Make Prediction Routine: Before revealing outcomes, ask for predictions: “What do you think will happen if…?” and then “Why do you think that?” This builds the habit of evidence-based reasoning.

Document Investigations: Help children record their questions, observations, and conclusions in a special notebook or digital format. This reinforces the systematic nature of scientific inquiry and creates a record of their developing understanding.

Students at Seashell Academy engage in similar practices through their Mathematics Programme, creating powerful cross-disciplinary connections between mathematical and scientific thinking.

Conclusion: A Sustainable Approach to Science Excellence

The case study of Seashell Academy’s implementation of inquiry-based learning in science education demonstrates that significant improvements in Achievement Levels are possible when students engage in structured scientific investigation. The approach not only elevated academic performance but fundamentally transformed students’ relationship with science learning.

Key takeaways from this case study include:

Inquiry-based learning, when properly structured and scaffolded, leads to deeper conceptual understanding reflected in improved Achievement Levels. The development of inquiry skills benefits students across all ability levels, with particularly notable impacts for previously struggling learners. Balancing inquiry approaches with strategic examination preparation creates a powerful combination that serves both short-term academic goals and long-term learning dispositions. The integration of emotional well-being strategies with cognitive development creates the conditions necessary for optimal learning.

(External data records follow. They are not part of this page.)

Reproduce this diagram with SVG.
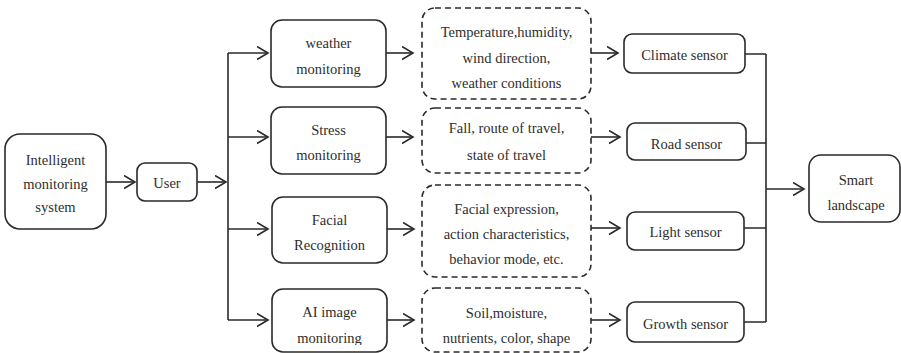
<svg xmlns="http://www.w3.org/2000/svg" width="901" height="353" viewBox="0 0 901 353">
  <style>
    .box { fill: #fff; stroke: #2a2a2a; stroke-width: 1.6; }
    .dash { fill: #fff; stroke: #2a2a2a; stroke-width: 1.6; stroke-dasharray: 6 4; }
    .line { fill: none; stroke: #2a2a2a; stroke-width: 1.6; }
    text { font-family: "Liberation Serif", "Times New Roman", serif; font-size: 14.5px; fill: #2e2e2e; text-anchor: middle; }
  </style>
  <defs>
    <marker id="arrow" markerUnits="userSpaceOnUse" markerWidth="14" markerHeight="16" refX="11" refY="7" orient="auto">
      <path d="M0,0.5 L11,7 L0,13.5" fill="none" stroke="#2a2a2a" stroke-width="1.6"/>
    </marker>
    <clipPath id="bottomClip">
      <rect x="0" y="0" width="901" height="345"/>
    </clipPath>
  </defs>
  <rect width="901" height="353" fill="#fff"/>

  <!-- connectors -->
  <g id="connectors">
    <path class="line" d="M106,182 H135" marker-end="url(#arrow)"/>
    <path class="line" d="M197,182 H226" marker-end="url(#arrow)"/>
    <path class="line" d="M228,53 V320"/>
    <path class="line" d="M228,53 H268" marker-end="url(#arrow)"/>
    <path class="line" d="M228,137 H268" marker-end="url(#arrow)"/>
    <path class="line" d="M228,229 H268" marker-end="url(#arrow)"/>
    <path class="line" d="M228,320 H268" marker-end="url(#arrow)"/>
    <path class="line" d="M386,53 H413" marker-end="url(#arrow)"/>
    <path class="line" d="M386,137 H413" marker-end="url(#arrow)"/>
    <path class="line" d="M387,229 H414" marker-end="url(#arrow)"/>
    <path class="line" d="M387,320 H414" marker-end="url(#arrow)"/>
    <path class="line" d="M591,53 H618" marker-end="url(#arrow)"/>
    <path class="line" d="M591,137 H620" marker-end="url(#arrow)"/>
    <path class="line" d="M591,228 H620" marker-end="url(#arrow)"/>
    <path class="line" d="M591,320 H620" marker-end="url(#arrow)"/>
    <path class="line" d="M745,54 H766 M746,143 H766 M744,228 H766 M744,322 H766 M766,54 V322"/>
    <path class="line" d="M766,189 H804" marker-end="url(#arrow)"/>
  </g>

  <!-- nodes -->
  <g id="intelligent-system">
    <rect class="box" x="5" y="134" width="101" height="95" rx="15"/>
    <text x="55.5" y="165">Intelligent</text>
    <text x="55.5" y="188.5">monitoring</text>
    <text x="55.5" y="212">system</text>
  </g>
  <g id="user">
    <rect class="box" x="137" y="163" width="60" height="38" rx="8"/>
    <text x="167" y="188">User</text>
  </g>

  <g id="weather-monitoring">
    <rect class="box" x="271" y="20" width="115" height="67" rx="11"/>
    <text x="328.5" y="48">weather</text>
    <text x="328.5" y="74">monitoring</text>
  </g>
  <g id="stress-monitoring">
    <rect class="box" x="271" y="107" width="115" height="67" rx="11"/>
    <text x="328.5" y="135">Stress</text>
    <text x="328.5" y="160">monitoring</text>
  </g>
  <g id="facial-recognition">
    <rect class="box" x="272" y="197" width="115" height="66" rx="11"/>
    <text x="329.5" y="225">Facial</text>
    <text x="329.5" y="250">Recognition</text>
  </g>
  <g id="ai-image-monitoring">
    <rect class="box" x="272" y="289" width="115" height="63" rx="11"/>
    <text x="329.5" y="317">AI image</text>
    <text x="329.5" y="343" clip-path="url(#bottomClip)">monitoring</text>
  </g>

  <g id="weather-data">
    <rect class="dash" x="422" y="8" width="169" height="91" rx="13"/>
    <text x="506.5" y="37">Temperature,humidity,</text>
    <text x="506.5" y="63">wind direction,</text>
    <text x="506.5" y="88">weather conditions</text>
  </g>
  <g id="travel-data">
    <rect class="dash" x="422" y="108" width="169" height="65" rx="13"/>
    <text x="506.5" y="133">Fall, route of travel,</text>
    <text x="506.5" y="160">state of travel</text>
  </g>
  <g id="behaviour-data">
    <rect class="dash" x="422" y="185" width="169" height="92" rx="13"/>
    <text x="506.5" y="214">Facial expression,</text>
    <text x="506.5" y="239">action characteristics,</text>
    <text x="506.5" y="264">behavior mode, etc.</text>
  </g>
  <g id="growth-data">
    <rect class="dash" x="422" y="288" width="169" height="64" rx="13"/>
    <text x="506.5" y="318">Soil,moisture,</text>
    <text x="506.5" y="343">nutrients, color, shape</text>
  </g>

  <g id="climate-sensor">
    <rect class="box" x="624" y="34" width="121" height="39" rx="8"/>
    <text x="684.5" y="60">Climate sensor</text>
  </g>
  <g id="road-sensor">
    <rect class="box" x="627" y="123" width="119" height="37" rx="8"/>
    <text x="686.5" y="149">Road sensor</text>
  </g>
  <g id="light-sensor">
    <rect class="box" x="627" y="212" width="117" height="38" rx="8"/>
    <text x="685.5" y="237">Light sensor</text>
  </g>
  <g id="growth-sensor">
    <rect class="box" x="627" y="302" width="117" height="40" rx="8"/>
    <text x="685.5" y="329">Growth sensor</text>
  </g>

  <g id="smart-landscape">
    <rect class="box" x="809" y="155" width="91" height="67" rx="12"/>
    <text x="856" y="185">Smart</text>
    <text x="856" y="210">landscape</text>
  </g>
</svg>
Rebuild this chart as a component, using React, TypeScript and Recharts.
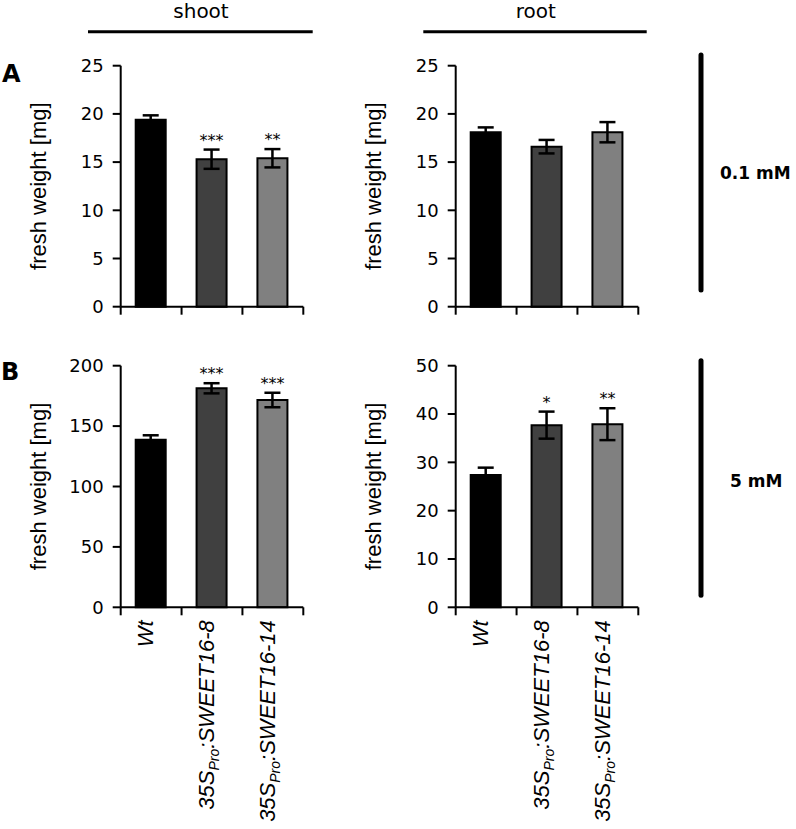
import React from 'react';
import { BarChart, Bar, XAxis, YAxis, ErrorBar, Cell, LabelList, Label } from 'recharts';

// genotypes on the x axis
const categories = ['Wt', '35SPro:SWEET16-8', '35SPro:SWEET16-14'];
const barColors = ['#000000', '#404040', '#808080'];

// 0.1 mM – shoot
const shootLowValues = [19.4, 15.3, 15.4];
const shootLowErrors = [0.45, 1.0, 0.95];
const shootLowStars = ['', '***', '**'];
// 0.1 mM – root
const rootLowValues = [18.1, 16.6, 18.1];
const rootLowErrors = [0.5, 0.7, 1.05];
const rootLowStars = ['', '', ''];
// 5 mM – shoot
const shootHighValues = [138.6, 181.3, 171.6];
const shootHighErrors = [3.8, 4.2, 6.0];
const shootHighStars = ['', '***', '***'];
// 5 mM – root
const rootHighValues = [27.4, 37.7, 37.9];
const rootHighErrors = [1.5, 2.8, 3.3];
const rootHighStars = ['', '*', '**'];

const lowTicks = [0, 5, 10, 15, 20, 25];
const shootHighTicks = [0, 50, 100, 150, 200];
const rootHighTicks = [0, 10, 20, 30, 40, 50];

const SANS = '"DejaVu Sans", sans-serif';
const ARIAL = '"Liberation Sans", Arial, sans-serif';

const CategoryTick = (props: any) => {
  const { x, y, payload, index, width, visibleTicksCount, showLabels } = props;
  const count = visibleTicksCount || categories.length;
  const band = width / count;
  const left = x - band / 2;
  const right = x + band / 2;
  const label = String(payload.value);
  const ax = x + 2;
  const ay = y + 13;
  return (
    <g>
      <line x1={left} y1={y} x2={left} y2={y + 8} stroke="#000" strokeWidth={2} />
      {index === count - 1 && (
        <line x1={right} y1={y} x2={right} y2={y + 8} stroke="#000" strokeWidth={2} />
      )}
      {showLabels && (
        <text
          x={ax}
          y={ay}
          transform={`rotate(-90, ${ax}, ${ay})`}
          textAnchor="end"
          fontFamily={ARIAL}
          fontStyle="italic"
          fontSize={22}
          fill="#000"
        >
          {label.startsWith('35SPro') ? (
            <>
              <tspan>35S</tspan>
              <tspan dy={5} fontSize={14}>Pro</tspan>
              <tspan dy={-5}>{label.slice(6)}</tspan>
            </>
          ) : (
            label
          )}
        </text>
      )}
    </g>
  );
};

interface PanelProps {
  values: number[];
  errors: number[];
  stars: string[];
  ticks: number[];
  showLabels: boolean;
  height: number;
  marginTop: number;
  xAxisHeight: number;
  marginBottom: number;
}

const Panel: React.FC<PanelProps> = ({
  values,
  errors,
  stars,
  ticks,
  showLabels,
  height,
  marginTop,
  xAxisHeight,
  marginBottom
}) => {
  const data = categories.map((name, i) => ({
    name,
    value: values[i],
    err: errors[i],
    star: stars[i]
  }));

  // asterisks sit just above the error bar whisker
  const renderStar = (p: any) => {
    const vb = p.viewBox ?? p;
    const i = p.index;
    const d = data[i];
    if (!d || !d.star) return null;
    const top = Math.min(vb.y, vb.y + vb.height);
    const pxPerUnit = Math.abs(vb.height) / d.value;
    const errTop = top - d.err * pxPerUnit;
    return (
      <text
        key={`star-${i}`}
        x={vb.x + vb.width / 2}
        y={errTop - 4}
        textAnchor="middle"
        fontFamily={SANS}
        fontSize={16}
        fill="#000"
      >
        {d.star}
      </text>
    );
  };

  return (
    <BarChart
      width={320}
      height={height}
      data={data}
      margin={{ top: marginTop, right: 16.7, bottom: marginBottom, left: 0 }}
      barCategoryGap="0%"
    >
      <XAxis
        dataKey="name"
        height={xAxisHeight}
        axisLine={{ stroke: '#000', strokeWidth: 2 }}
        tickLine={false}
        tickSize={0}
        tickMargin={0}
        interval={0}
        tick={(p: any) => <CategoryTick {...p} showLabels={showLabels} />}
      />
      <YAxis
        width={120.7}
        domain={[ticks[0], ticks[ticks.length - 1]]}
        ticks={ticks}
        interval={0}
        axisLine={{ stroke: '#000', strokeWidth: 2 }}
        tickLine={{ stroke: '#000', strokeWidth: 2 }}
        tickSize={8}
        tickMargin={9}
        tick={{ fontSize: 18, fontFamily: SANS, fill: '#000' }}
      >
        <Label
          content={(p: any) => {
            const vb = p.viewBox;
            const cx = vb.x + vb.width - 74.7;
            const cy = vb.y + vb.height / 2;
            return (
              <text
                x={cx}
                y={cy}
                transform={`rotate(-90, ${cx}, ${cy})`}
                textAnchor="middle"
                fontFamily={ARIAL}
                fontSize={22}
                fill="#000"
              >
                fresh weight [mg]
              </text>
            );
          }}
        />
      </YAxis>
      <Bar dataKey="value" barSize={30} stroke="#000" strokeWidth={2} isAnimationActive={false}>
        {data.map((_, i) => (
          <Cell key={`c-${i}`} fill={barColors[i]} />
        ))}
        <ErrorBar
          dataKey="err"
          width={8}
          stroke="#000"
          strokeWidth={2.5}
          direction="y"
          isAnimationActive={false}
        />
        <LabelList dataKey="star" content={renderStar} />
      </Bar>
    </BarChart>
  );
};

const App: React.FC = () => {
  return (
    <div
      style={{
        position: 'absolute',
        left: 0,
        top: 0,
        width: 796,
        height: 829,
        background: '#fff',
        overflow: 'hidden'
      }}
    >
      <div style={{ position: 'absolute', left: 0, top: 0 }}>
        <Panel
          values={shootLowValues}
          errors={shootLowErrors}
          stars={shootLowStars}
          ticks={lowTicks}
          showLabels={false}
          height={330}
          marginTop={65.7}
          xAxisHeight={20}
          marginBottom={3.3}
        />
      </div>
      <div style={{ position: 'absolute', left: 335, top: 0 }}>
        <Panel
          values={rootLowValues}
          errors={rootLowErrors}
          stars={rootLowStars}
          ticks={lowTicks}
          showLabels={false}
          height={330}
          marginTop={65.7}
          xAxisHeight={20}
          marginBottom={3.3}
        />
      </div>
      <div style={{ position: 'absolute', left: 0, top: 330 }}>
        <Panel
          values={shootHighValues}
          errors={shootHighErrors}
          stars={shootHighStars}
          ticks={shootHighTicks}
          showLabels
          height={499}
          marginTop={35.7}
          xAxisHeight={221.7}
          marginBottom={0}
        />
      </div>
      <div style={{ position: 'absolute', left: 335, top: 330 }}>
        <Panel
          values={rootHighValues}
          errors={rootHighErrors}
          stars={rootHighStars}
          ticks={rootHighTicks}
          showLabels
          height={499}
          marginTop={35.7}
          xAxisHeight={221.7}
          marginBottom={0}
        />
      </div>

      {/* headers, panel letters and concentration brackets */}
      <svg
        width={796}
        height={829}
        style={{ position: 'absolute', left: 0, top: 0, pointerEvents: 'none' }}
      >
        <text x={201} y={18.3} textAnchor="middle" fontFamily={SANS} fontSize={20} fill="#000">
          shoot
        </text>
        <line x1={88} y1={31.7} x2={312.7} y2={31.7} stroke="#000" strokeWidth={3} />
        <text x={535.8} y={18.3} textAnchor="middle" fontFamily={SANS} fontSize={20} fill="#000">
          root
        </text>
        <line x1={423.3} y1={31.7} x2={646.7} y2={31.7} stroke="#000" strokeWidth={3} />

        <text x={2} y={81.7} fontFamily={SANS} fontWeight="bold" fontSize={24} fill="#000">
          A
        </text>
        <text x={1} y={380} fontFamily={SANS} fontWeight="bold" fontSize={24} fill="#000">
          B
        </text>

        <line x1={701} y1={55} x2={701} y2={290} stroke="#000" strokeWidth={5} strokeLinecap="round" />
        <text x={720} y={179.3} fontFamily={SANS} fontWeight="bold" fontSize={17} fill="#000">
          0.1 mM
        </text>
        <line x1={701} y1={360.7} x2={701} y2={595.3} stroke="#000" strokeWidth={5} strokeLinecap="round" />
        <text x={730} y={486.7} fontFamily={SANS} fontWeight="bold" fontSize={17} fill="#000">
          5 mM
        </text>
      </svg>
    </div>
  );
};

export default App;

As Singapore’s education system continues to emphasize the development of 21st-century competencies alongside content mastery, approaches like that developed at Seashell Academy offer a promising path forward. By nurturing young minds through structured inquiry, educators can help students achieve excellence in both examination results and authentic scientific thinking.

The transformation of students like Mei Ling—from reluctant science learners to confident scientific thinkers—illustrates the profound impact this approach can have. It suggests that the highest levels of academic achievement are reached not through pressure and memorization, but through nurturing genuine curiosity and providing the structured support to pursue it.